As the Sixers move forward into the future with a defined direction, Hinkie's ultimate success as a general manager will essentially be determined by how effective he drafts. If he can find value like King did with Young at No. 12 back in 2007 — find players who so far exceed the team's projections for them — this franchise will be in phenomenal shape moving forward.
After a hectic summer on the road following the Sixers through both the Orlando and Las Vegas Summer Leagues, I've returned home for a few weeks before ultimately leaving once again for another year of school up in Boston. The cork board that covers every inch of my walls still graciously displays cutouts and posters from nearly every SLAM Magazine printed since 2005. There's a poster of Baron Davis dunking on Andrei Kirilenko and gigantic spread of Dominique Wilkins posterizing some Clippers player. And yet, that picture of my reaction to drafting Thaddeus Young still stands out the most.
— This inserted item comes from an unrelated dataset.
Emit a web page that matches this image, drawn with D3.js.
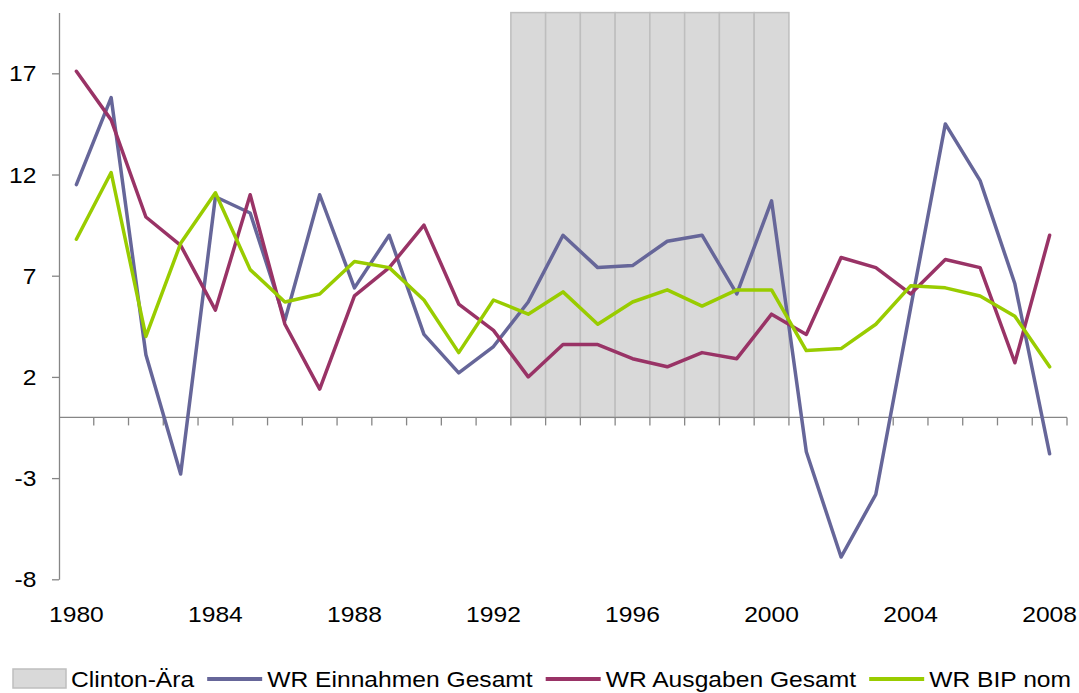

I'm now 20 years old, essentially just starting out my career like Young was back in 2007. Today, I can throw my hands up in disbelief at how much Thad has accomplished in such a shitty situation and somehow he's still only 26. We can all learn from the man Young grew to be in Philadelphia. There's a reason so many members of the Philly media have tweeted they'll miss covering him. His presence in the Sixers' locker room will be sorely missed.
Young's the type of person and kind of player that would purchase ad space in the local paper to thank the team's fans. After he's overcome what the fans have endured these last seven years first hand, we should be the ones thanking him.